Lead Nextbit Robin designer leaves Razer to establish new studio with a former colleague from HTC
HTC has gone through several management shakeups in the past few years in a quest for lost glory and profitability, gradually squandering its reputation as an early smartphone innovator and that unique identity which once helped the Taiwanese company stand out in a sea of unoriginal Android device vendors.
Of the many executives that were either forced out or left the ship of their own free will, Scott Croyle’s departure probably hurt the OEM the most. Croyle joined HTC in 2008 as a Senior Vice President of Design and User Experience, moving to then startup Nextbit Systems in 2014 to create the crowdfunded “cloud-first” Robin.
Earlier this year, Nextbit was acquired by gaming hardware powerhouse Razer, which is widely expected to unveil its rookie smartphone effort next week.

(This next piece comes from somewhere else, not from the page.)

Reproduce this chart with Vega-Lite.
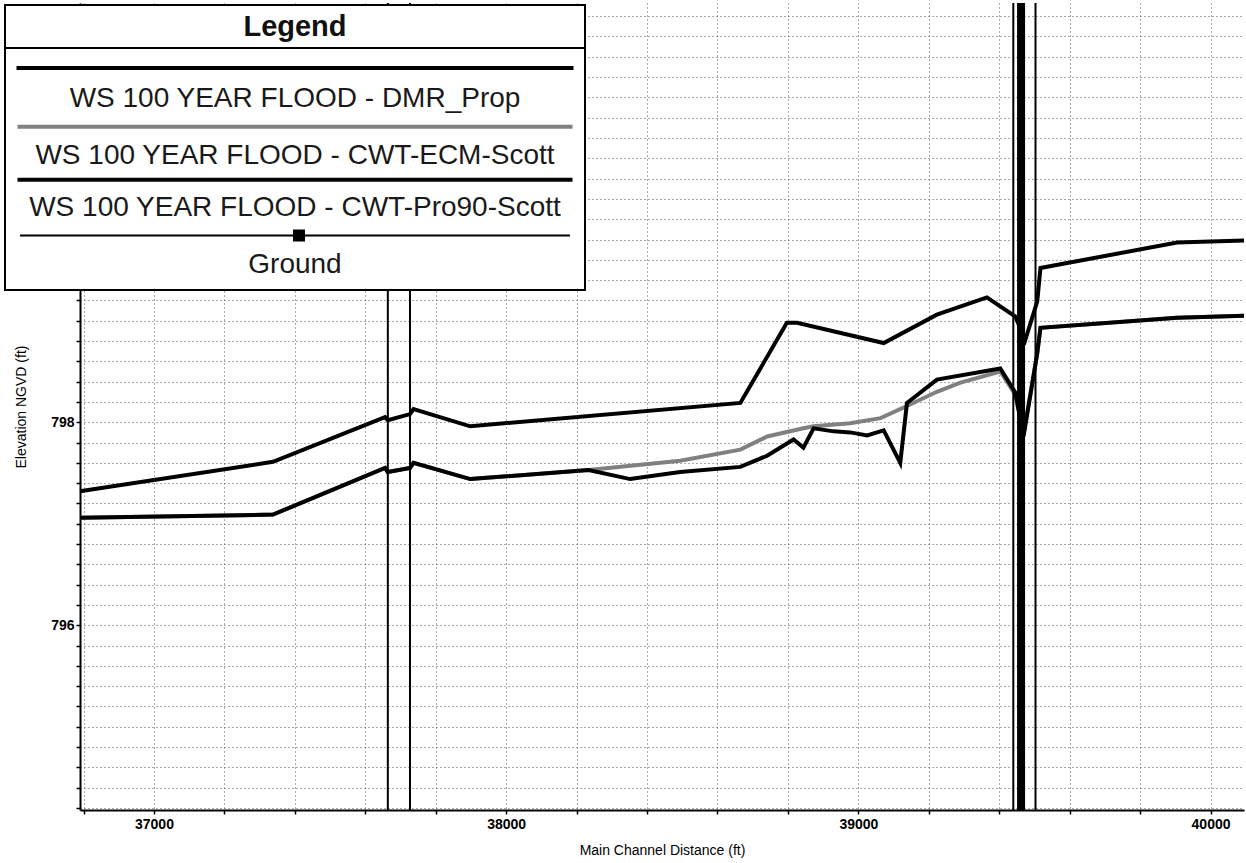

If that’s the case, you have to assume Croyle was involved in the seemingly Robin-similar design of the aptly named Razer Phone.
But in an unexpected turn of events, HTC’s ex-design guru and Nextbit’s former board member chose today to announce he’s reuniting with Daniel Hundt to found a San Francisco studio called Attic.
Hundt has a pretty impressive résumé himself, working as a Senior Industrial Designer and Creative Director at Croyle’s old One&Co firm, then “directing” HTC’s “creative” team for a year and a half, and fulfilling the AVP Design role from early 2015 to now.
“Dedicated to elevating design and the clients we work for”, Attic aims to “provide key insights on strategy, connections and introductions in key areas necessary to launch brands and products.”
The newly formed design company already covers a wide range of product categories, securing a number of unnamed clients involved in more than just consumer electronics.
It’s obviously going to be interesting to see what this means for the debut Razer Phone and the gaming giant’s future mobile device ambitions. Was Croyle unhappy with his former employer’s plans? Will an eventual sequel look radically different from the gadget likely to be announced on November 1? We may never know.